── Stored data
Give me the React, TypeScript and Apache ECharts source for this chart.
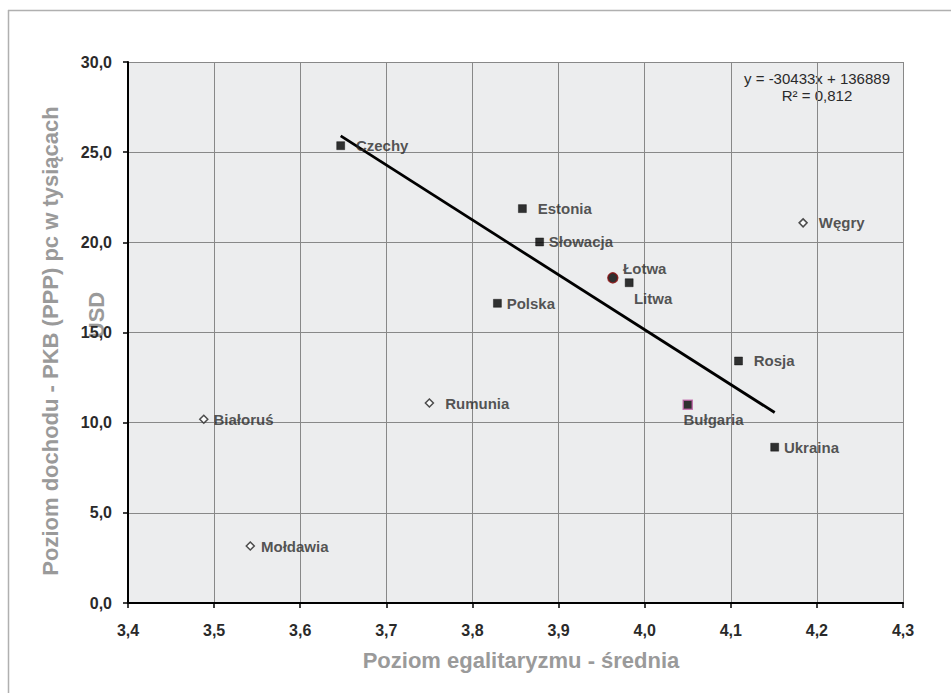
import React, { useEffect, useRef } from "react";
import * as echarts from "echarts";

const squareNames = ["Czechy", "Estonia", "Słowacja", "Polska", "Litwa", "Rosja", "Ukraina"];
const squareX = [3.647, 3.858, 3.878, 3.829, 3.982, 4.109, 4.151];
const squareY = [25.36, 21.87, 20.02, 16.62, 17.76, 13.42, 8.64];

const latviaName = "Łotwa";
const latviaX = 3.963;
const latviaY = 18.03;

const bulgariaName = "Bułgaria";
const bulgariaX = 4.05;
const bulgariaY = 11.0;

const diamondNames = ["Węgry", "Białoruś", "Rumunia", "Mołdawia"];
const diamondX = [4.184, 3.488, 3.75, 3.542];
const diamondY = [21.08, 10.19, 11.09, 3.16];

const trendSlope = -30433;
const trendIntercept = 136889;
const trendR2 = "0,812";

const xTicks = { min: 3.4, max: 4.3, interval: 0.1 };
const yTicks = { min: 0, max: 30, interval: 5 };

const xTitle = "Poziom egalitaryzmu - średnia";
const yTitleLine1 = "Poziom dochodu - PKB (PPP) pc w tysiącach";
const yTitleLine2 = "USD";

const FONT = "'Liberation Sans', Arial, sans-serif";
const LABEL_COLOR = "#2a2a2a";

const labelDist: Record<string, number> = {
  Czechy: 11,
  Estonia: 11,
  "Słowacja": 5,
  Polska: 5,
  Rosja: 11,
  Ukraina: 5,
  "Węgry": 11,
  "Białoruś": 5,
  Rumunia: 11,
  "Mołdawia": 6,
};

export default function App() {
  const ref = useRef<HTMLDivElement>(null);
  useEffect(() => {
    if (!ref.current) return;
    const chart = echarts.init(ref.current, null, { renderer: "svg" });
    const baseLabel = {
      show: true,
      position: "right",
      fontFamily: FONT,
      fontWeight: "bold",
      fontSize: 15,
      color: LABEL_COLOR,
      formatter: (p: any) => p.name,
    };
    const squareData = squareNames.map((n, i) => {
      const item: any = { name: n, value: [squareX[i], squareY[i]] };
      if (n === "Litwa") {
        item.label = { ...baseLabel, distance: 0.5, offset: [0, 16] };
      } else {
        item.label = { ...baseLabel, distance: labelDist[n] ?? 5 };
      }
      return item;
    });
    const diamondData = diamondNames.map((n, i) => ({
      name: n,
      value: [diamondX[i], diamondY[i]],
      label: { ...baseLabel, distance: labelDist[n] ?? 5 },
    }));
    const xs = squareX.concat([latviaX, bulgariaX]);
    const tx0 = Math.min(...xs);
    const tx1 = Math.max(...xs);
    const trend = [tx0, tx1].map((x) => [x, (trendSlope * x + trendIntercept) / 1000]);
    const fmt = (v: number) => v.toFixed(1).replace(".", ",");

    chart.setOption({
      animation: false,
      backgroundColor: "#ffffff",
      grid: {
        left: 128,
        top: 62,
        width: 775,
        height: 541,
        show: true,
        backgroundColor: "#ecedee",
        borderWidth: 0,
      },
      xAxis: {
        type: "value",
        min: xTicks.min,
        max: xTicks.max,
        interval: xTicks.interval,
        axisLine: { show: true, onZero: false, lineStyle: { color: "#000", width: 2 } },
        axisTick: { show: true, length: 5, lineStyle: { color: "#000", width: 1.5 } },
        splitLine: { show: true, lineStyle: { color: "#888888", width: 1 } },
        axisLabel: {
          formatter: fmt,
          margin: 19,
          fontFamily: FONT,
          fontWeight: "bold",
          fontSize: 16,
          color: LABEL_COLOR,
        },
      },
      yAxis: {
        type: "value",
        min: yTicks.min,
        max: yTicks.max,
        interval: yTicks.interval,
        axisLine: { show: true, onZero: false, lineStyle: { color: "#000", width: 2 } },
        axisTick: { show: true, length: 5, lineStyle: { color: "#000", width: 1.5 } },
        splitLine: { show: true, lineStyle: { color: "#888888", width: 1 } },
        axisLabel: {
          formatter: fmt,
          margin: 16,
          fontFamily: FONT,
          fontWeight: "bold",
          fontSize: 16,
          color: LABEL_COLOR,
        },
      },
      graphic: [
        { type: "line", shape: { x1: 8, y1: 10.5, x2: 951, y2: 10.5 }, style: { stroke: "#b0b0b0", lineWidth: 1.5 } },
        { type: "line", shape: { x1: 8.5, y1: 10, x2: 8.5, y2: 693 }, style: { stroke: "#b0b0b0", lineWidth: 1.5 } },
        {
          type: "text",
          x: 521,
          y: 660,
          style: {
            text: xTitle,
            fontFamily: FONT,
            fontWeight: "bold",
            fontSize: 22,
            fill: "#9a9a9a",
            align: "center",
            verticalAlign: "middle",
          },
        },
        {
          type: "text",
          x: 50,
          y: 341,
          rotation: Math.PI / 2,
          style: {
            text: yTitleLine1,
            fontFamily: FONT,
            fontWeight: "bold",
            fontSize: 22,
            fill: "#9a9a9a",
            align: "center",
            verticalAlign: "middle",
          },
        },
        {
          type: "text",
          x: 96,
          y: 315,
          rotation: Math.PI / 2,
          style: {
            text: yTitleLine2,
            fontFamily: FONT,
            fontWeight: "bold",
            fontSize: 22,
            fill: "#9a9a9a",
            align: "center",
            verticalAlign: "middle",
          },
        },
        {
          type: "text",
          x: 817,
          y: 78,
          style: {
            text: `y = ${trendSlope}x + ${trendIntercept}`,
            fontFamily: FONT,
            fontSize: 15,
            fill: "#2a2a2a",
            align: "center",
            verticalAlign: "middle",
          },
        },
        {
          type: "text",
          x: 817,
          y: 95,
          style: {
            text: `R² = ${trendR2}`,
            fontFamily: FONT,
            fontSize: 15,
            fill: "#2a2a2a",
            align: "center",
            verticalAlign: "middle",
          },
        },
      ],
      series: [
        {
          type: "line",
          data: trend,
          symbol: "none",
          lineStyle: { color: "#000", width: 2.8 },
          z: 3,
          silent: true,
        },
        {
          type: "scatter",
          data: squareData,
          symbol: "rect",
          symbolSize: 8,
          itemStyle: { color: "#000", borderColor: "#000", borderWidth: 0.5 },
          z: 4,
        },
        {
          type: "scatter",
          data: [
            {
              name: bulgariaName,
              value: [bulgariaX, bulgariaY],
              label: { ...baseLabel, distance: 0, offset: [-9.5, 15] },
            },
          ],
          symbol: "rect",
          symbolSize: 9,
          itemStyle: { color: "#000", borderColor: "#c060a8", borderWidth: 1.5 },
          z: 4,
        },
        {
          type: "scatter",
          data: [
            {
              name: latviaName,
              value: [latviaX, latviaY],
              label: { ...baseLabel, distance: 4.5, offset: [0, -9] },
            },
          ],
          symbol: "circle",
          symbolSize: 10,
          itemStyle: { color: "#000", borderColor: "#8b1010", borderWidth: 1.5 },
          z: 4,
        },
        {
          type: "scatter",
          data: diamondData,
          symbol: "diamond",
          symbolSize: 8,
          itemStyle: { color: "#ffffff", borderColor: "#222", borderWidth: 1.5 },
          z: 4,
        },
      ],
    });
    return () => chart.dispose();
  }, []);
  return (
    <div
      ref={ref}
      style={{ position: "fixed", left: 0, top: 0, width: 951, height: 693 }}
    />
  );
}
────
Go from the first line of the data above to the line containing "30, interval: 5" and retype exactly those lines, both included, but none of the pictures.

Give me the React, TypeScript and Apache ECharts source for this chart.
import React, { useEffect, useRef } from "react";
import * as echarts from "echarts";

const squareNames = ["Czechy", "Estonia", "Słowacja", "Polska", "Litwa", "Rosja", "Ukraina"];
const squareX = [3.647, 3.858, 3.878, 3.829, 3.982, 4.109, 4.151];
const squareY = [25.36, 21.87, 20.02, 16.62, 17.76, 13.42, 8.64];

const latviaName = "Łotwa";
const latviaX = 3.963;
const latviaY = 18.03;

const bulgariaName = "Bułgaria";
const bulgariaX = 4.05;
const bulgariaY = 11.0;

const diamondNames = ["Węgry", "Białoruś", "Rumunia", "Mołdawia"];
const diamondX = [4.184, 3.488, 3.75, 3.542];
const diamondY = [21.08, 10.19, 11.09, 3.16];

const trendSlope = -30433;
const trendIntercept = 136889;
const trendR2 = "0,812";

const xTicks = { min: 3.4, max: 4.3, interval: 0.1 };
const yTicks = { min: 0, max: 30, interval: 5 };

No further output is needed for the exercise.